----- Given information
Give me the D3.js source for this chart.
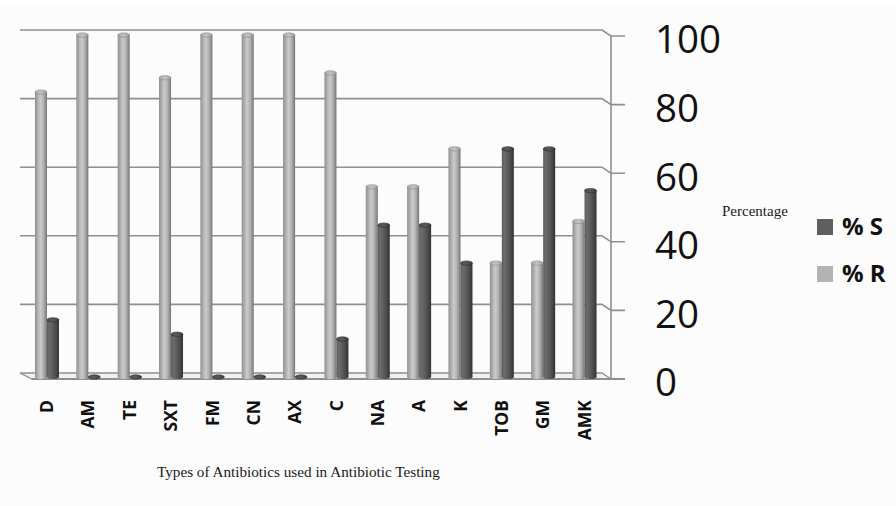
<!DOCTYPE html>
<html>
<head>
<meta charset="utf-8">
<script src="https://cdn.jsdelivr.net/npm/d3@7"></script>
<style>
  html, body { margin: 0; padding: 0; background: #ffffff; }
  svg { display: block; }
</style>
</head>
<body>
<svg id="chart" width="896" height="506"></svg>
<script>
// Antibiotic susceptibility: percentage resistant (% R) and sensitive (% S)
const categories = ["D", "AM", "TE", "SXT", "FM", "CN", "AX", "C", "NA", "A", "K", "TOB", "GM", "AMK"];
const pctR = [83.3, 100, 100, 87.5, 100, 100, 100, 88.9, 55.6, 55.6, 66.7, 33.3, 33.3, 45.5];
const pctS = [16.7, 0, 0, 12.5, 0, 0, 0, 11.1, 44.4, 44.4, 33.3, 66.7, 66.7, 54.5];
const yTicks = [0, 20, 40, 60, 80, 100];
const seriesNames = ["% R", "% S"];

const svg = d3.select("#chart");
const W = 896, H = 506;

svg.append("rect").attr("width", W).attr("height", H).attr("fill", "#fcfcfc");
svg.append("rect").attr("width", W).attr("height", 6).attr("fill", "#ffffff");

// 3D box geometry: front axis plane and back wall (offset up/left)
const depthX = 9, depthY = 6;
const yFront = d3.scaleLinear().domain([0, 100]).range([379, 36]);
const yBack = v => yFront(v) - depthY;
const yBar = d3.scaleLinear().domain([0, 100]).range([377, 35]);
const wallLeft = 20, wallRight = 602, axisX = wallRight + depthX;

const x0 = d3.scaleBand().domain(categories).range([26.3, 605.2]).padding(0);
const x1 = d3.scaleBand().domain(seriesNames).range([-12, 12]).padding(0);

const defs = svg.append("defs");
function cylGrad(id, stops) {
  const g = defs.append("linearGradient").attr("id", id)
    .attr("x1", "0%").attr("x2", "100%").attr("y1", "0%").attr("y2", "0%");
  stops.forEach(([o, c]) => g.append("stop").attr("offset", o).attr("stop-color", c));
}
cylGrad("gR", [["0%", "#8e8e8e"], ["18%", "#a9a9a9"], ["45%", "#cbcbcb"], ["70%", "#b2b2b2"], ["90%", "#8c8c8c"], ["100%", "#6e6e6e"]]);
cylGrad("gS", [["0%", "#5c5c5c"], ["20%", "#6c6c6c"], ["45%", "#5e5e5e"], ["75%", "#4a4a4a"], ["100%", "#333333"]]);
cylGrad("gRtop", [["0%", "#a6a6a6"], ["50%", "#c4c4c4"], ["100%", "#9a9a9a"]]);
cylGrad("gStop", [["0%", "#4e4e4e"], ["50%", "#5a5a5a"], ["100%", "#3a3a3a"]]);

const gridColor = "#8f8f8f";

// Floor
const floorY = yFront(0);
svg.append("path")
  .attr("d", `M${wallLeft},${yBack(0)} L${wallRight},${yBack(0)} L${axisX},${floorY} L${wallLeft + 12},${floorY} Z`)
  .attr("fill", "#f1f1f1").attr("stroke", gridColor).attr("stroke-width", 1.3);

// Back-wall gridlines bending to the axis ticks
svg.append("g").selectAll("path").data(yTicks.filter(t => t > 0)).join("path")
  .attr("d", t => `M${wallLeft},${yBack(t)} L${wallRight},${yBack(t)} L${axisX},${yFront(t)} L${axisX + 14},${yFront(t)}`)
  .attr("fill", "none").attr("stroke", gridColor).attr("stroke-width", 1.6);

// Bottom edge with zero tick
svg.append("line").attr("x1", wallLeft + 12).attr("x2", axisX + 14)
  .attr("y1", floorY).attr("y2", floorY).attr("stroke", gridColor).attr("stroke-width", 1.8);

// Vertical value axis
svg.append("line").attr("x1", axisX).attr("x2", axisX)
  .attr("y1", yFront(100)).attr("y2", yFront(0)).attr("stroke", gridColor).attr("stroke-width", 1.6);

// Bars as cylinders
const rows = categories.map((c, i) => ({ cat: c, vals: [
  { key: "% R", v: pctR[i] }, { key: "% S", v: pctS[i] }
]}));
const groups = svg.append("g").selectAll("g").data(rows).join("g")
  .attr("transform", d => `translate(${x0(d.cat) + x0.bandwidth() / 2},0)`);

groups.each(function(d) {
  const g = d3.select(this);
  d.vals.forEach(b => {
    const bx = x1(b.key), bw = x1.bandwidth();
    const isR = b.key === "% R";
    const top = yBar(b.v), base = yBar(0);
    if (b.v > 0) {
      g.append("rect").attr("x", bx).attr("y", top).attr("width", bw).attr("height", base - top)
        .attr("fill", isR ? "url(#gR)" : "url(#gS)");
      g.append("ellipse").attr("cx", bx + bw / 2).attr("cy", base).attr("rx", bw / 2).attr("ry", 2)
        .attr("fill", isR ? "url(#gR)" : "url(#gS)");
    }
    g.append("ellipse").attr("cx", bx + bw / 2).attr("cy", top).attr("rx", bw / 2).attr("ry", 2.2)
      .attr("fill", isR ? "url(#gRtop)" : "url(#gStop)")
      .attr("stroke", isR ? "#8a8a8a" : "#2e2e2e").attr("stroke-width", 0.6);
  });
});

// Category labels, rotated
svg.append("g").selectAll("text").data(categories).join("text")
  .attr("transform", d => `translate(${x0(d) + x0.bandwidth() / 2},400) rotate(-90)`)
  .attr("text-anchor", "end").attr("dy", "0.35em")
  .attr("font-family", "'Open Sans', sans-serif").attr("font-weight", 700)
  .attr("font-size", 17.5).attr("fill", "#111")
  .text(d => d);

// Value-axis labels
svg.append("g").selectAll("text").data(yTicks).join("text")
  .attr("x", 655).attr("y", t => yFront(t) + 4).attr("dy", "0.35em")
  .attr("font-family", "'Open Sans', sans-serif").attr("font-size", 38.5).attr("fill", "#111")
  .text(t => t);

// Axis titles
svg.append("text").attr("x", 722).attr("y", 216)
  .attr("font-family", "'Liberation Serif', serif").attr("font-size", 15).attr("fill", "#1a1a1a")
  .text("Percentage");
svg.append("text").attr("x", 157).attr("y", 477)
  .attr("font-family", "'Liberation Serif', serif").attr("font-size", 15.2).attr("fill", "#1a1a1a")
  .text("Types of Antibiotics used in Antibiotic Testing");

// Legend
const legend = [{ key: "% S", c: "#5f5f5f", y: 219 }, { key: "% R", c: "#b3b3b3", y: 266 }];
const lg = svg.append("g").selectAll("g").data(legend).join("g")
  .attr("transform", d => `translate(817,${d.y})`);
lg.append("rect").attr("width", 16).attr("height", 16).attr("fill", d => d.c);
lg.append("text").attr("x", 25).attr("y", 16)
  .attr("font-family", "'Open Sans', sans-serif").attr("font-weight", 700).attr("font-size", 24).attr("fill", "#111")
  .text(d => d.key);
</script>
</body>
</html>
----------
The listing above needs to be output again exactly. Don't include the pictures.

Give me the D3.js source for this chart.
<!DOCTYPE html>
<html>
<head>
<meta charset="utf-8">
<script src="https://cdn.jsdelivr.net/npm/d3@7"></script>
<style>
  html, body { margin: 0; padding: 0; background: #ffffff; }
  svg { display: block; }
</style>
</head>
<body>
<svg id="chart" width="896" height="506"></svg>
<script>
// Antibiotic susceptibility: percentage resistant (% R) and sensitive (% S)
const categories = ["D", "AM", "TE", "SXT", "FM", "CN", "AX", "C", "NA", "A", "K", "TOB", "GM", "AMK"];
const pctR = [83.3, 100, 100, 87.5, 100, 100, 100, 88.9, 55.6, 55.6, 66.7, 33.3, 33.3, 45.5];
const pctS = [16.7, 0, 0, 12.5, 0, 0, 0, 11.1, 44.4, 44.4, 33.3, 66.7, 66.7, 54.5];
const yTicks = [0, 20, 40, 60, 80, 100];
const seriesNames = ["% R", "% S"];

const svg = d3.select("#chart");
const W = 896, H = 506;

svg.append("rect").attr("width", W).attr("height", H).attr("fill", "#fcfcfc");
svg.append("rect").attr("width", W).attr("height", 6).attr("fill", "#ffffff");

// 3D box geometry: front axis plane and back wall (offset up/left)
const depthX = 9, depthY = 6;
const yFront = d3.scaleLinear().domain([0, 100]).range([379, 36]);
const yBack = v => yFront(v) - depthY;
const yBar = d3.scaleLinear().domain([0, 100]).range([377, 35]);
const wallLeft = 20, wallRight = 602, axisX = wallRight + depthX;

const x0 = d3.scaleBand().domain(categories).range([26.3, 605.2]).padding(0);
const x1 = d3.scaleBand().domain(seriesNames).range([-12, 12]).padding(0);

const defs = svg.append("defs");
function cylGrad(id, stops) {
  const g = defs.append("linearGradient").attr("id", id)
    .attr("x1", "0%").attr("x2", "100%").attr("y1", "0%").attr("y2", "0%");
  stops.forEach(([o, c]) => g.append("stop").attr("offset", o).attr("stop-color", c));
}
cylGrad("gR", [["0%", "#8e8e8e"], ["18%", "#a9a9a9"], ["45%", "#cbcbcb"], ["70%", "#b2b2b2"], ["90%", "#8c8c8c"], ["100%", "#6e6e6e"]]);
cylGrad("gS", [["0%", "#5c5c5c"], ["20%", "#6c6c6c"], ["45%", "#5e5e5e"], ["75%", "#4a4a4a"], ["100%", "#333333"]]);
cylGrad("gRtop", [["0%", "#a6a6a6"], ["50%", "#c4c4c4"], ["100%", "#9a9a9a"]]);
cylGrad("gStop", [["0%", "#4e4e4e"], ["50%", "#5a5a5a"], ["100%", "#3a3a3a"]]);

const gridColor = "#8f8f8f";

// Floor
const floorY = yFront(0);
svg.append("path")
  .attr("d", `M${wallLeft},${yBack(0)} L${wallRight},${yBack(0)} L${axisX},${floorY} L${wallLeft + 12},${floorY} Z`)
  .attr("fill", "#f1f1f1").attr("stroke", gridColor).attr("stroke-width", 1.3);

// Back-wall gridlines bending to the axis ticks
svg.append("g").selectAll("path").data(yTicks.filter(t => t > 0)).join("path")
  .attr("d", t => `M${wallLeft},${yBack(t)} L${wallRight},${yBack(t)} L${axisX},${yFront(t)} L${axisX + 14},${yFront(t)}`)
  .attr("fill", "none").attr("stroke", gridColor).attr("stroke-width", 1.6);

// Bottom edge with zero tick
svg.append("line").attr("x1", wallLeft + 12).attr("x2", axisX + 14)
  .attr("y1", floorY).attr("y2", floorY).attr("stroke", gridColor).attr("stroke-width", 1.8);

// Vertical value axis
svg.append("line").attr("x1", axisX).attr("x2", axisX)
  .attr("y1", yFront(100)).attr("y2", yFront(0)).attr("stroke", gridColor).attr("stroke-width", 1.6);

// Bars as cylinders
const rows = categories.map((c, i) => ({ cat: c, vals: [
  { key: "% R", v: pctR[i] }, { key: "% S", v: pctS[i] }
]}));
const groups = svg.append("g").selectAll("g").data(rows).join("g")
  .attr("transform", d => `translate(${x0(d.cat) + x0.bandwidth() / 2},0)`);

groups.each(function(d) {
  const g = d3.select(this);
  d.vals.forEach(b => {
    const bx = x1(b.key), bw = x1.bandwidth();
    const isR = b.key === "% R";
    const top = yBar(b.v), base = yBar(0);
    if (b.v > 0) {
      g.append("rect").attr("x", bx).attr("y", top).attr("width", bw).attr("height", base - top)
        .attr("fill", isR ? "url(#gR)" : "url(#gS)");
      g.append("ellipse").attr("cx", bx + bw / 2).attr("cy", base).attr("rx", bw / 2).attr("ry", 2)
        .attr("fill", isR ? "url(#gR)" : "url(#gS)");
    }
    g.append("ellipse").attr("cx", bx + bw / 2).attr("cy", top).attr("rx", bw / 2).attr("ry", 2.2)
      .attr("fill", isR ? "url(#gRtop)" : "url(#gStop)")
      .attr("stroke", isR ? "#8a8a8a" : "#2e2e2e").attr("stroke-width", 0.6);
  });
});

// Category labels, rotated
svg.append("g").selectAll("text").data(categories).join("text")
  .attr("transform", d => `translate(${x0(d) + x0.bandwidth() / 2},400) rotate(-90)`)
  .attr("text-anchor", "end").attr("dy", "0.35em")
  .attr("font-family", "'Open Sans', sans-serif").attr("font-weight", 700)
  .attr("font-size", 17.5).attr("fill", "#111")
  .text(d => d);

// Value-axis labels
svg.append("g").selectAll("text").data(yTicks).join("text")
  .attr("x", 655).attr("y", t => yFront(t) + 4).attr("dy", "0.35em")
  .attr("font-family", "'Open Sans', sans-serif").attr("font-size", 38.5).attr("fill", "#111")
  .text(t => t);

// Axis titles
svg.append("text").attr("x", 722).attr("y", 216)
  .attr("font-family", "'Liberation Serif', serif").attr("font-size", 15).attr("fill", "#1a1a1a")
  .text("Percentage");
svg.append("text").attr("x", 157).attr("y", 477)
  .attr("font-family", "'Liberation Serif', serif").attr("font-size", 15.2).attr("fill", "#1a1a1a")
  .text("Types of Antibiotics used in Antibiotic Testing");

// Legend
const legend = [{ key: "% S", c: "#5f5f5f", y: 219 }, { key: "% R", c: "#b3b3b3", y: 266 }];
const lg = svg.append("g").selectAll("g").data(legend).join("g")
  .attr("transform", d => `translate(817,${d.y})`);
lg.append("rect").attr("width", 16).attr("height", 16).attr("fill", d => d.c);
lg.append("text").attr("x", 25).attr("y", 16)
  .attr("font-family", "'Open Sans', sans-serif").attr("font-weight", 700).attr("font-size", 24).attr("fill", "#111")
  .text(d => d.key);
</script>
</body>
</html>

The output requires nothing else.